Alyssum, Viola, and Zuchini in the Veggie Garden

Happy Bloom Day. Our garden is in a little bit of a transition phase. There are a number of things blooming, but none of the showier plants. A lot them need deadheading, frankly, but I’ve been working on other types of projects in the garden. So this is a bloom day post, but also a ‘state of the garden’ post.

Alyssum and Zuchini

One project happening is the upgrade of the roof over our front porch. It was made sheets of corrugated metal. The seams between the sheets would leak and the sheets weren’t quite as wide as the porch, so rain would run off and splash everything, making it pretty much a failure as a roof. Also, it blocked light from our living room. Anita convinced our landlord to replaced the corrugated metal with some kind of clear material that would cover the entire porch. There are also plans to collect the stormwater in a basin and use it in the garden somehow. I’m not entirely sure what they are planning, but our living room is much brighter and more pleasant without the porch. Instead of that project, I’ve been involved with a number of smaller tasks throughout the garden.

The Porch Roof

Western Bleeding Heart and Tasmanian Tree Fern

The fronds on the Tasmanian Tree Fern got sunburned without the roof, but it’s already putting out new fronds. The Oxalis oregana started looking ragged too, and it was time to repot them, so I divided them and moved the containers to another part of the garden. The Bleeding Heart seems happy with the extra sunshine.
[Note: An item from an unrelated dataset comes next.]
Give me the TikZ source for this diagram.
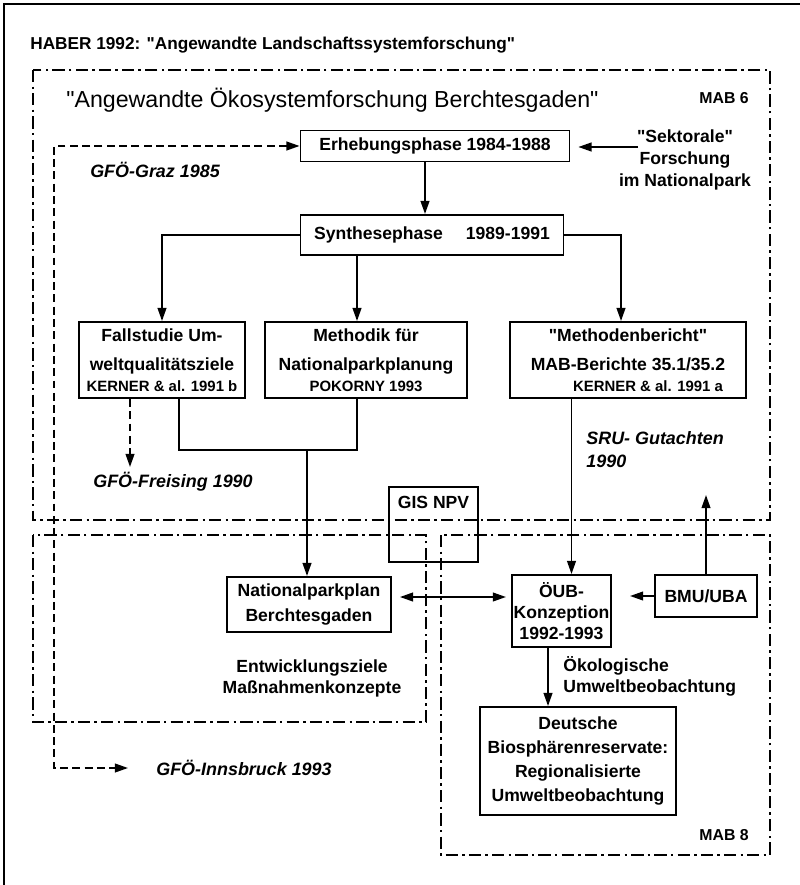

Vine Maple, Acer circinatum

The Vine Maple is happy, too, though it recently drew the attention of leafcutter bees. I think some of the cut leaves look cool.

Mimulus cardinalis

The Mimulus cardinalis is blooming in the bathtub planting, but somewhat raggedly. We moved the bathtub when we built the garden shed. The tub was set deep in the ground in the last spot, but I didn’t feel like digging another large hole, so instead I’m covering the edges of the tub with scrap pieces of flagstone. I’ll probably tidy it up at some point, but for now I’m fine with just leaning the stone against the tub and letting the plants cover most of it. I recently added a pipe to carry the stormwater from the new garden shed down into the tub planting. Though if we have more winters like this past one, that won’t amount to much stormwater.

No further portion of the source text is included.